═══ ENTRIES SHOWN

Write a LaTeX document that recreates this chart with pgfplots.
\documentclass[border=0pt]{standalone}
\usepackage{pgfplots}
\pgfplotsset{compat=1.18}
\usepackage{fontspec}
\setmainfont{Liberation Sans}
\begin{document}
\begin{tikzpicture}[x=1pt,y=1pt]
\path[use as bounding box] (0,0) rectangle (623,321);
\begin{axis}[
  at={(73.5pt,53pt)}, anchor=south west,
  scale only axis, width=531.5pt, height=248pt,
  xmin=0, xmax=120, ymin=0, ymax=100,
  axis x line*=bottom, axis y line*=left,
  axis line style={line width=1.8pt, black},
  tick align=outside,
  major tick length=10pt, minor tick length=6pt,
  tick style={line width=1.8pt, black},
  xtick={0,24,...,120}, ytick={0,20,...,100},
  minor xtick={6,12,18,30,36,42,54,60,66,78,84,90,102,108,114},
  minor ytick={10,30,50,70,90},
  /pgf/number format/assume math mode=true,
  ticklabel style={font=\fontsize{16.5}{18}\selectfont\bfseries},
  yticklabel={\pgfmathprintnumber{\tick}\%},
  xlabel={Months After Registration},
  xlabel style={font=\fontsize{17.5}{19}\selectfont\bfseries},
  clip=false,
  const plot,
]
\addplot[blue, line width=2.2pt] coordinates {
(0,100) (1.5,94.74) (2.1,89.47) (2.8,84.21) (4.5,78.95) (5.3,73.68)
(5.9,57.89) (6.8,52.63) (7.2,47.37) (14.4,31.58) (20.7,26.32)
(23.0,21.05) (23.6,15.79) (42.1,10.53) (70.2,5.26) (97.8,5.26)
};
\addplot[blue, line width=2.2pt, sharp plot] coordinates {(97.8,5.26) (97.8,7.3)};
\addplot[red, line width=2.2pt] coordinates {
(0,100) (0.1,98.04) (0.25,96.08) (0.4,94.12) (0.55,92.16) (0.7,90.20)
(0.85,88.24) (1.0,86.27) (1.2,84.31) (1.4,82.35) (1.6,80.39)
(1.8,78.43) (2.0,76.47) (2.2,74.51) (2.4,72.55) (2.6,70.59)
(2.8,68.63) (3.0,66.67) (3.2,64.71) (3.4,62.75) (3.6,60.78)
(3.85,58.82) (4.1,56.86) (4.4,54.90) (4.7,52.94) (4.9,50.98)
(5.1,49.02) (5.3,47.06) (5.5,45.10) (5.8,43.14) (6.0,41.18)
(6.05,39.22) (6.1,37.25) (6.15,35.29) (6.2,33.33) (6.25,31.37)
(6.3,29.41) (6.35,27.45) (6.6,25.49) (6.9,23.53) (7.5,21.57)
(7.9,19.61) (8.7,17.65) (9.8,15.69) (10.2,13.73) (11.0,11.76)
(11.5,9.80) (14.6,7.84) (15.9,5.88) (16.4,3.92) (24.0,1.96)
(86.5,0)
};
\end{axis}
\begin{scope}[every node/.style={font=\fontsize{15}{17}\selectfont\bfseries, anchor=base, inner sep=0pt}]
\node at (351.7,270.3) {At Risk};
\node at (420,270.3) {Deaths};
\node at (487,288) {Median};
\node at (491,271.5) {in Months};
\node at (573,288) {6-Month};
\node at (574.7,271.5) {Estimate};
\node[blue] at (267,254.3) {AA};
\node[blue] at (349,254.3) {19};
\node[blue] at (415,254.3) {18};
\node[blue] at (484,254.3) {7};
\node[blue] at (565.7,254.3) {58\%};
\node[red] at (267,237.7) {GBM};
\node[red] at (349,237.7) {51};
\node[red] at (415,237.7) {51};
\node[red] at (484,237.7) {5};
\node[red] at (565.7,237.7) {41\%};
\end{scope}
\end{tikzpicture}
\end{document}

══════
═══ ENTRIES SHOWN

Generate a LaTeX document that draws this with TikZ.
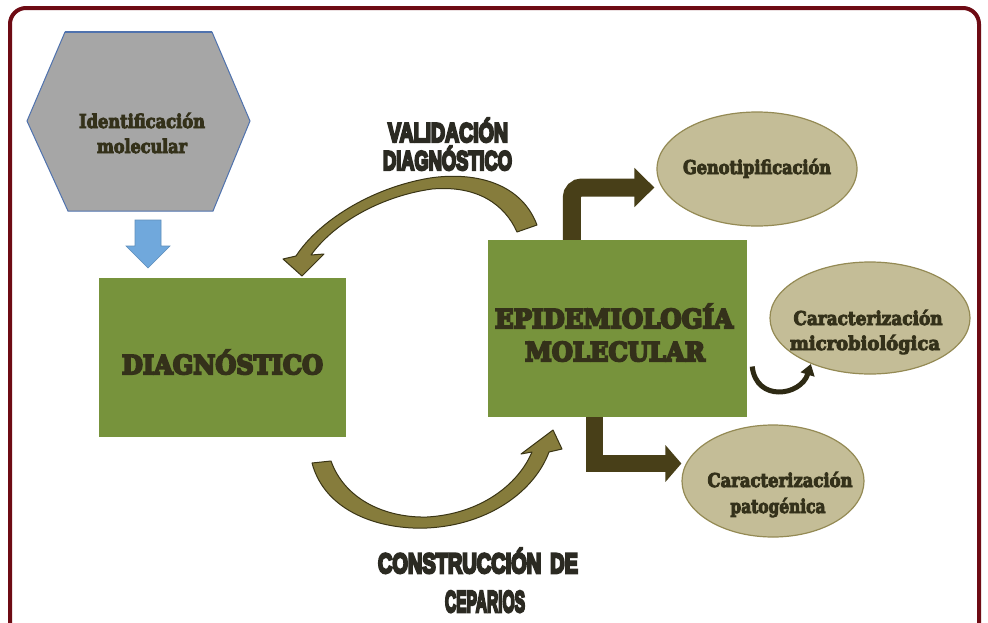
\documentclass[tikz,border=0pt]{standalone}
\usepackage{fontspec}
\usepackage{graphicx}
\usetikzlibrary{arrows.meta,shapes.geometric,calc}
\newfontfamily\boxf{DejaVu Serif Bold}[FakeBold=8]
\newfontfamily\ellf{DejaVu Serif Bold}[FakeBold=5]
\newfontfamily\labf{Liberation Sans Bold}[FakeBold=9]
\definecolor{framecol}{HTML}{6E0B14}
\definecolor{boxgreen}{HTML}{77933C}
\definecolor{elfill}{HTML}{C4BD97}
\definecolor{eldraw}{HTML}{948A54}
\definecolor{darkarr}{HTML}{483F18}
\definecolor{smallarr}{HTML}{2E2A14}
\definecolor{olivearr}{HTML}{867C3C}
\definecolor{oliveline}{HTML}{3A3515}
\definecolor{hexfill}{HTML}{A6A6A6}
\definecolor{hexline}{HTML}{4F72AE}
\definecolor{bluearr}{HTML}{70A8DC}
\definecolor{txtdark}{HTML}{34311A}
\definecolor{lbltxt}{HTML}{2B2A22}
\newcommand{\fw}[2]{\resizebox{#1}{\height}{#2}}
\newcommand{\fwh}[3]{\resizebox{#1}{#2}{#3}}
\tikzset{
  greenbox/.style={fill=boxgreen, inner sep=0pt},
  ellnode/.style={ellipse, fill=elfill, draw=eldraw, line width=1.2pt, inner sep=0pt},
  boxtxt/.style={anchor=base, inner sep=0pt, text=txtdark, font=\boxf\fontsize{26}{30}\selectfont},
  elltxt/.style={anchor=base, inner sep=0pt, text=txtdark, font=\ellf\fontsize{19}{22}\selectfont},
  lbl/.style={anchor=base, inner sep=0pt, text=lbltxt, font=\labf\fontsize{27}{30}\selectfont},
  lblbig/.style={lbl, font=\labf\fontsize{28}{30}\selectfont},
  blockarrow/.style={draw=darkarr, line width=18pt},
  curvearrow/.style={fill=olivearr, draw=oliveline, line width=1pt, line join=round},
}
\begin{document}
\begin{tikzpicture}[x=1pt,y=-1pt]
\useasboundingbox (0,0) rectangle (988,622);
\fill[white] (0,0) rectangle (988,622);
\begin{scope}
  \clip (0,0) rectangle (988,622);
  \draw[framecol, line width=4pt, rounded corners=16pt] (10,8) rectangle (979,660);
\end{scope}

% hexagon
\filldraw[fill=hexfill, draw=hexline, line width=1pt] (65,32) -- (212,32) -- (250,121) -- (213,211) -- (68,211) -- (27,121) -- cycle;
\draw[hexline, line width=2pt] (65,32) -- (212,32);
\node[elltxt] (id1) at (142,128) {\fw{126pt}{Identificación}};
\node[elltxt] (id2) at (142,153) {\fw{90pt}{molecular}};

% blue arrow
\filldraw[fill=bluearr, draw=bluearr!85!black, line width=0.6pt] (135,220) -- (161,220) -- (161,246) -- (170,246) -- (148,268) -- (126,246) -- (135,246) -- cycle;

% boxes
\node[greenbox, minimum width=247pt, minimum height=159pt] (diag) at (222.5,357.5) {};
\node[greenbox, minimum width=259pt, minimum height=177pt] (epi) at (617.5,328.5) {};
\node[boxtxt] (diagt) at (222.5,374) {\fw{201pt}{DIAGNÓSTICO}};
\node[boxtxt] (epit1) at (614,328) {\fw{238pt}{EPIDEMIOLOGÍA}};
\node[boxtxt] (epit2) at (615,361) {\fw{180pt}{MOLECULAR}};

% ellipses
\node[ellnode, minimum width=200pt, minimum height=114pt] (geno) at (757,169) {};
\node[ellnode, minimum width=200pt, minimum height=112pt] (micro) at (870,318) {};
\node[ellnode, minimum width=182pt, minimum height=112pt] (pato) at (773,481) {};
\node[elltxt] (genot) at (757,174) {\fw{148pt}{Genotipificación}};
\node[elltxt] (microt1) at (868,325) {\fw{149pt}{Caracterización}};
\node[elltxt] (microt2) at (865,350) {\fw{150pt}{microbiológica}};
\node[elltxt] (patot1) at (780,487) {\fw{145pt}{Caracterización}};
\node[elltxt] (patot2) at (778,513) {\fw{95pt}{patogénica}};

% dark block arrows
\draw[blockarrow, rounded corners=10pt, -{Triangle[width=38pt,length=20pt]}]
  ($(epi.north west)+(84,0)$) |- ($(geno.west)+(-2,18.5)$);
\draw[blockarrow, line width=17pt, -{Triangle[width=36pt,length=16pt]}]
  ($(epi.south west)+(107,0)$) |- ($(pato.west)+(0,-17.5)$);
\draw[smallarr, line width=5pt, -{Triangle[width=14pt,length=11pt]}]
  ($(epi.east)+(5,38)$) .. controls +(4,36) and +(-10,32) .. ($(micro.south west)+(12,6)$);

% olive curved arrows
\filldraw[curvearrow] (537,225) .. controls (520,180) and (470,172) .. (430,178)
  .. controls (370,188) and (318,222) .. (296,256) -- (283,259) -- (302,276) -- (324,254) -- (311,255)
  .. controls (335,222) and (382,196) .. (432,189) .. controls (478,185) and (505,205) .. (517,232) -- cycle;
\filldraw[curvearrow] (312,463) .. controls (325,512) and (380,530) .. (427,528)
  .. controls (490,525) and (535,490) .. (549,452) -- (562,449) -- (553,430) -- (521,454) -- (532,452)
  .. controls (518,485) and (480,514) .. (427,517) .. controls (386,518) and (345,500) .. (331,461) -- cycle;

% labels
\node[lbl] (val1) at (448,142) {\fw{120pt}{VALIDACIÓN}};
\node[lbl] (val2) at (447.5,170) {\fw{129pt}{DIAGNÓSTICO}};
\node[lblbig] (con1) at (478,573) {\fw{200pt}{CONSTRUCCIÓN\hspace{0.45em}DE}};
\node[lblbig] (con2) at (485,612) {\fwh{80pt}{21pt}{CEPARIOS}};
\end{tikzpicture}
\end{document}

══════
═══ ENTRIES SHOWN

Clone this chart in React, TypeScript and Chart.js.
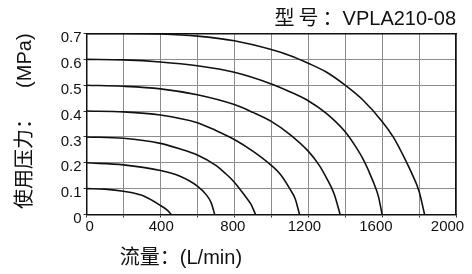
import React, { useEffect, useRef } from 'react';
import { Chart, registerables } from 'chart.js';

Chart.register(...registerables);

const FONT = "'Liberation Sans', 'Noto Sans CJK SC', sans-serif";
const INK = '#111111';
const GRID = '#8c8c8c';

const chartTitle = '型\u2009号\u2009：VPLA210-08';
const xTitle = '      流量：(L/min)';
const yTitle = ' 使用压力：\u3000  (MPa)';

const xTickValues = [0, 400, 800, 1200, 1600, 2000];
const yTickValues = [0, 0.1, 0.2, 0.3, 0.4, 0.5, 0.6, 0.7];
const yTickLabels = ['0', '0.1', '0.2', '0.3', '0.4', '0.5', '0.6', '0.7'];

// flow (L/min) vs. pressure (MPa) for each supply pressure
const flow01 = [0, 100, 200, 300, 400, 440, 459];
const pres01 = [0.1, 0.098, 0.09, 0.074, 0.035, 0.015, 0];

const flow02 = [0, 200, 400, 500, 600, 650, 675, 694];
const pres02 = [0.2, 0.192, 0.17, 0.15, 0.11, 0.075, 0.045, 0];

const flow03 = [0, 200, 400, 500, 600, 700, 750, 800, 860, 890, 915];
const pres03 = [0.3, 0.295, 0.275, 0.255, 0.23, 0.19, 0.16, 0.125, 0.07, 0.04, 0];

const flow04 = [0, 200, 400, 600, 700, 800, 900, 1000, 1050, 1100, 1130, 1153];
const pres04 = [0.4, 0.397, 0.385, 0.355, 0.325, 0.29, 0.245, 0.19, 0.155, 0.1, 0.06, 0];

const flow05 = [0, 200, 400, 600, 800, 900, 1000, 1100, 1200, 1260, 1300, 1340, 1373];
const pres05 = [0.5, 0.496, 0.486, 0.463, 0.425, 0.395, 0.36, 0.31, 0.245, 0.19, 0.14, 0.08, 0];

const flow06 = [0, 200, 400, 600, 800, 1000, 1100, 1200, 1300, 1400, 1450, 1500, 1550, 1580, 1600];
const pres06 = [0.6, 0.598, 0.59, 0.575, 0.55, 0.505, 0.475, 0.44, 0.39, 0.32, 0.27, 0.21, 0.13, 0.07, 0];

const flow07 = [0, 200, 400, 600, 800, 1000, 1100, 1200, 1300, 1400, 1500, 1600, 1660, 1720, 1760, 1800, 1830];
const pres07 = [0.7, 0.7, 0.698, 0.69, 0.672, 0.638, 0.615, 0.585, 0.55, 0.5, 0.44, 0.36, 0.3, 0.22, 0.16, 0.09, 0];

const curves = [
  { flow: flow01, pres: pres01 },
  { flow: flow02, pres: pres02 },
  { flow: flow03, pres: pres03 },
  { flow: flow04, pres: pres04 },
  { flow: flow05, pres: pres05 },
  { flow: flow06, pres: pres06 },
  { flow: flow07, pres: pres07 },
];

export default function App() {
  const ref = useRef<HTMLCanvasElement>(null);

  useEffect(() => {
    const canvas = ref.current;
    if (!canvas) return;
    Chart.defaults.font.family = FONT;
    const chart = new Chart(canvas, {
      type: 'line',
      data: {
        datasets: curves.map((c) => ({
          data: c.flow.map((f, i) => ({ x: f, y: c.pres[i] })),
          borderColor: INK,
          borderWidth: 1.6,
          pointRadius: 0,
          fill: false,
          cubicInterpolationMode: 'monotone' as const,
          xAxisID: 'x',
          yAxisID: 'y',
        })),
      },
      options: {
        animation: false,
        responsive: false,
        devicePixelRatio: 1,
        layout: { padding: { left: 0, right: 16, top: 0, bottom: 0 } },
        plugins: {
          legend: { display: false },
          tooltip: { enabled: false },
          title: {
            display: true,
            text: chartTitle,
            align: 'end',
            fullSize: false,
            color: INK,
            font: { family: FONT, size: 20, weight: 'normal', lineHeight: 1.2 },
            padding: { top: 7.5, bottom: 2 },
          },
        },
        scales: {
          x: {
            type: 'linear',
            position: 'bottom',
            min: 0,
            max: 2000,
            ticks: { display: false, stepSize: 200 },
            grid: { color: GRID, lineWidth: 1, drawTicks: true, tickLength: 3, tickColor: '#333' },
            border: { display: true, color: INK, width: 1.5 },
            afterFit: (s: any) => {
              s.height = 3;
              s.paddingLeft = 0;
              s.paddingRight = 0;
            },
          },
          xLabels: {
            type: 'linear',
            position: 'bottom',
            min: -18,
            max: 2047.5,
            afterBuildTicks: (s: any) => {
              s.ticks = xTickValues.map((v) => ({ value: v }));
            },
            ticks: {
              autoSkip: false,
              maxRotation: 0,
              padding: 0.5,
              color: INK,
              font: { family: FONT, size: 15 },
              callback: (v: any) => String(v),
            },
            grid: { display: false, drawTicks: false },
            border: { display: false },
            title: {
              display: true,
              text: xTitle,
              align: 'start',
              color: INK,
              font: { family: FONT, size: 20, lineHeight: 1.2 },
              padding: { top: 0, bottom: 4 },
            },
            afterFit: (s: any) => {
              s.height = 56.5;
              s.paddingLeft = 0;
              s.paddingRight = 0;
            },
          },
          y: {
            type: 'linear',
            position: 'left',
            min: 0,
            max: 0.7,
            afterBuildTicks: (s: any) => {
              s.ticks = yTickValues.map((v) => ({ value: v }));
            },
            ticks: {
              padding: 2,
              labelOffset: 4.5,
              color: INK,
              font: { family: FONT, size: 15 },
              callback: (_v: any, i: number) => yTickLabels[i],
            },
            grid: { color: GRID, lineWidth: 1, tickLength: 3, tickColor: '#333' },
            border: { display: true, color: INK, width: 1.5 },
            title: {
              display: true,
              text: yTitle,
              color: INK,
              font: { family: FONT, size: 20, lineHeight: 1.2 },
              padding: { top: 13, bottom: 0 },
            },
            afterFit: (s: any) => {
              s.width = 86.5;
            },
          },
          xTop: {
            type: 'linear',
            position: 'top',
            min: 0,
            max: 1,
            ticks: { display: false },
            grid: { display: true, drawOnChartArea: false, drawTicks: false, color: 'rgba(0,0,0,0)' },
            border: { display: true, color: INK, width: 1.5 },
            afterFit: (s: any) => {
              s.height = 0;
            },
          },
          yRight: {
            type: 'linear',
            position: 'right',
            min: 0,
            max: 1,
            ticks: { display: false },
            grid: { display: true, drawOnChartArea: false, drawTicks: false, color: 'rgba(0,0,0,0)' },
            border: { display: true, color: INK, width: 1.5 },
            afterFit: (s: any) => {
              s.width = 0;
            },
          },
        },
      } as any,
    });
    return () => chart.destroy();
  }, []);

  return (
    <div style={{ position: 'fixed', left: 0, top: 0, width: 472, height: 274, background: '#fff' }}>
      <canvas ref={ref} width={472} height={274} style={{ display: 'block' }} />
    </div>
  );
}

══════

Exactly reproduce the stretch that starts at the line containing "Clone this chart" and ends at the line containing "const pres02 = [0.2, 0.192, 0.17, 0.15, 0.11, 0.075, 0.045, 0];", both ends included; leave any pictures out.

## REPLY TO THE TASK
Clone this chart in React, TypeScript and Chart.js.
import React, { useEffect, useRef } from 'react';
import { Chart, registerables } from 'chart.js';

Chart.register(...registerables);

const FONT = "'Liberation Sans', 'Noto Sans CJK SC', sans-serif";
const INK = '#111111';
const GRID = '#8c8c8c';

const chartTitle = '型\u2009号\u2009：VPLA210-08';
const xTitle = '      流量：(L/min)';
const yTitle = ' 使用压力：\u3000  (MPa)';

const xTickValues = [0, 400, 800, 1200, 1600, 2000];
const yTickValues = [0, 0.1, 0.2, 0.3, 0.4, 0.5, 0.6, 0.7];
const yTickLabels = ['0', '0.1', '0.2', '0.3', '0.4', '0.5', '0.6', '0.7'];

// flow (L/min) vs. pressure (MPa) for each supply pressure
const flow01 = [0, 100, 200, 300, 400, 440, 459];
const pres01 = [0.1, 0.098, 0.09, 0.074, 0.035, 0.015, 0];

const flow02 = [0, 200, 400, 500, 600, 650, 675, 694];
const pres02 = [0.2, 0.192, 0.17, 0.15, 0.11, 0.075, 0.045, 0];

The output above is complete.